Our human also creates the sound effects using AI. He writes the music, but AI assists in the process. Sometimes he provides the vocals and plays instruments while AI tools accompany him. Occasionally, he composes directly alongside the models, swapping musical phrases, trading ideas, and picking up where the other left off. In one case, he hummed a melody and used timbre transfer to make it sound as if performed on an accordion, harpsichord, or kazoo. Sometimes, he simply leaves the placeholder whistle, hum, or lalalas exactly as they are.

Each project takes hundreds of hours—conceiving, editing, and exchanging ideas. We springboard off original images while generating entirely new ones, composite songs through iterative exchanges, and refine tempo by volleying between human and machine-made phrases.

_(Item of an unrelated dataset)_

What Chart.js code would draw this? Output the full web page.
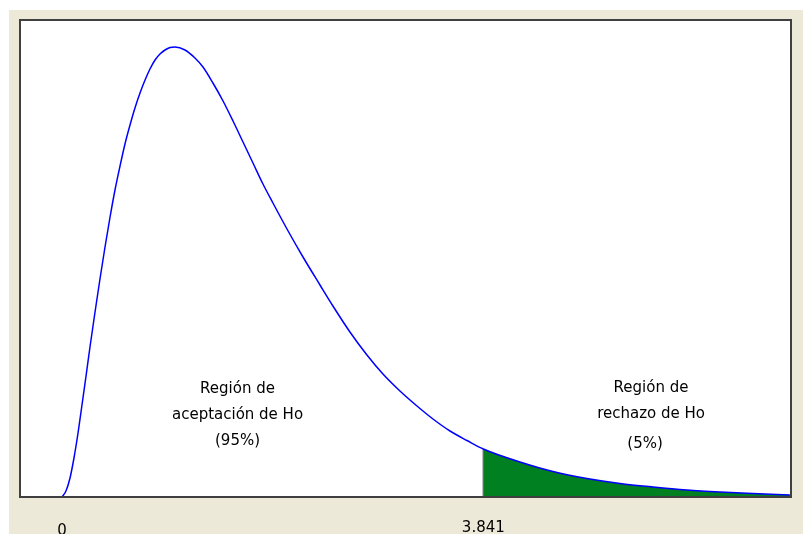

It is not about pressing a button and calling it done; it is about the grind of iteration, the thrill of discovery, and the occasional exasperation of finding the "perfect" tool buried three dropdowns deep. The human among us lends his vision (and a modest ability to type and click)—for now, at least, until the robots learn to drag and drop.

This is not a battle of human versus machine; it is an invitation to collaborate, to mix analog and digital, to tinker and iterate until the improbable becomes real. These tools allow us to tackle ideas that might otherwise be confined to daydreams or abandoned to the margins of notebooks. For one ape and eight computational collaborators, it is about experimenting, following curiosity, and discovering what emerges when human intuition meets machine ingenuity.